Manch ein Weg in einem alten Landschaftsgarten wirkt nur im Frühling. Und das liegt nicht allein an dem frischen Grün überall. Andere Wege strahlen im Winter oder verzaubern nur zu einer ganz bestimmten Tageszeit durch ihre Tiefe. Der Kurator und Gartenhistoriker Jörg Wacker sieht den preußischen Hofgärtner deshalb als eine Art Regisseur

"Das ist ein ganz wesentliches Mittel: Dass der Gärtner im Landschaftsgarten eine Tiefe vortäuscht optisch, die nicht real vorhanden ist. Also er arbeitet mit dem Licht und dem Schatten, der von Gehölzen ausgeht und schafft damit theatervorhangartig verschiedene Räume, die sich durch hell und dunkel abwechseln und dadurch länger wirken, als sie real vorhanden sind."

Zahlreiche Maler haben diese Wirkung festgehalten. Aber andersherum schauten sich die ersten Hofgärtner Gestaltungsideen bei Malern ab, die in ihren Ateliers imaginäre Gärten erschufen. Gegen Ende des 18. Jahrhunderts hatte sich die Zunft des künstlerisch gestaltenden Hofgärtners gerade herausgebildet, als sie schon wieder in Bedrängnis geriet, so der Gartendirektor der Stiftung Preußische Schlösser und Gärten, Michael Rohde:

"Als die ersten demokratischen Ansätze in den europäischen Staaten erfolgten, insbesondere auch in England, hat man in der Natur ein Freiheitssymbol gesehen, und man wollte nicht mehr in diesen architektonischen Formen des Barock Gärten anlegen. Damit hat sich aber die Aussage verbunden, dass sie ja wie Natur seien die Gärten, und dass das eigentlich keine Kunst sei. Aber Friedrich von Skell hat um 1800 gesagt: Die Kunst ist hier so gut versteckt, als ob sie wie Natur erscheint.
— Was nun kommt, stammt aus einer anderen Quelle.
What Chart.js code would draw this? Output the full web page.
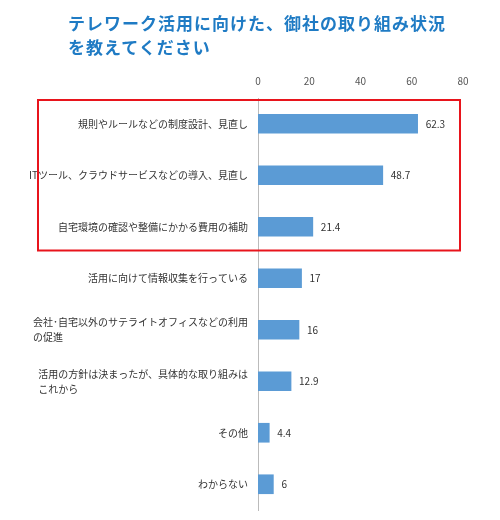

Insofern ist die Gartenkunst eindeutig wieder gleichrangig zu sehen mit Baukunst, Dichtkunst, Musik und dergleichen."

Der kurpfälzische Hofgartenbaudirektor von Skell, und vor allem der Hofgärtner Peter Joseph Lenné machten sich stark für einen gemischten Stil: artifizielle Geometrie bestand hier neben Natürlichkeit. Auch Nutzpflanzen hatten ihren Platz: Friedrich II. zum Beispiel liebte Kirschen und Melonen aus dem eigenen Park. Um gartenbautechnisch immer auf dem neuesten Stand zu sein, existierte ein europaweit reger Gärtner-Austausch. Davon zeugen Reiserouten und Briefe in der unscheinbaren Ausstellung, in der man dennoch einige Grundlagen über die Hofgärtner-Zunft erfahren kann. Eindrücklich sind die ungemein plastischen, kolorierten Entwürfe der Gärtner, mit denen sie ihre Auftragsgeber zu begeistern suchten. Manchmal aber kam auch sofort - noch vor dem Zeichnen - die praktische Veranlagung zum Vorschein wie beim Hofgärtner Fürst Pückler.

Jan Uhlig: "Also Pückler war ja ein Radikaler. Er ist raus gegangen und hat sich quasi aus einem Wald nen Park zusammengeschlagen. Also er hat ja schon gesagt, das wichtigste Arbeitsgerät des Gärtners ist die Axt."

Jan Uhlig ist sozusagen der heutige Hofgärtner im Schlossgarten Glienicke. Der Landschaftsarchitekt leitet die Gärtner an, um den Look von 1800 zu pflegen. Weil die alten Gartenkünstler aber ab und an gern mal so intuitiv gearbeitet haben wie Herr von Pückler, stimmen manche Zeichnungen eben nicht ganz genau - was die konservatorische Arbeit zuweilen erschwert. Denn noch immer wird auch nach damaligen Plänen bepflanzt - im Frühjahr und Sommer.

"Da kann man schon Parallelen noch herstellen. Die Abläufe sind schon wie vor 100, 200 Jahren. Nur mit dem Unterschied, dass man früher mehr Personal hatte …"

… und dass der Hofgärtner inmitten des Landschaftsgartens wohnen durfte - meist in einem großzügigen Landhaus. Um die Pflege des Parks besser gewährleisten zu können - aber natürlich auch, um sich Tag und Nacht inspirieren zu lassen.


Service:

Geöffnet hat das Hofgärtner-Museum im Schloss Glienicke immer am Wochenende und an Feiertagen von 10 bis 17 Uhr, von Oktober bis April nur sonn- und feiertags.